Robot. Everybody knows what a robot is: a big clunking metal machine, usually, but not always, anthropomorphic in shape, that does the jobs humans don’t want to do. Robots perform dangerous tasks inside atomic power plants. Assembly lines in factories use robot arms to put things together. People who speak in dull, monotonous, mechanical tones are described as “robotic.” The word is part of the common language. But it comes straight out of science fiction: Karel Capek’s 1923 play, R.U.R—the initials stand for “Rossum’s Universal Robots”—which is about the advent of quasiintelligent mechanical laborers.
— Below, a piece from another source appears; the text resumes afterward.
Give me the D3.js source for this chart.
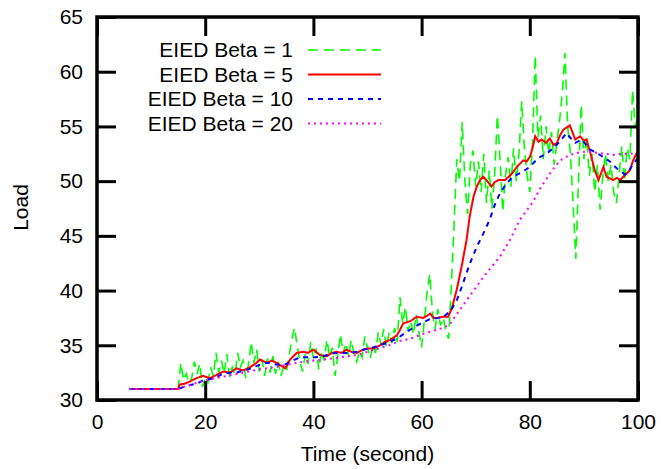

Capek didn’t have to reach very far to invent a name for his machines. It came from his native language, Czech, where it means “work,” usually with the implication of hard, boring work. It is found in other Slavic languages, too, which provided a strange experience for me last year when I visited Poland and, on my first day, found a sign posted on the wall outside my hotel that said, UWAGA! ROBOTY BUDOWLANE! I had learned already that “uwaga!” meant “danger!” Were we being warned against berserk robots in the vicinity? Not quite. A Polish friend provided the prosaic translation: “Danger! Construction work!”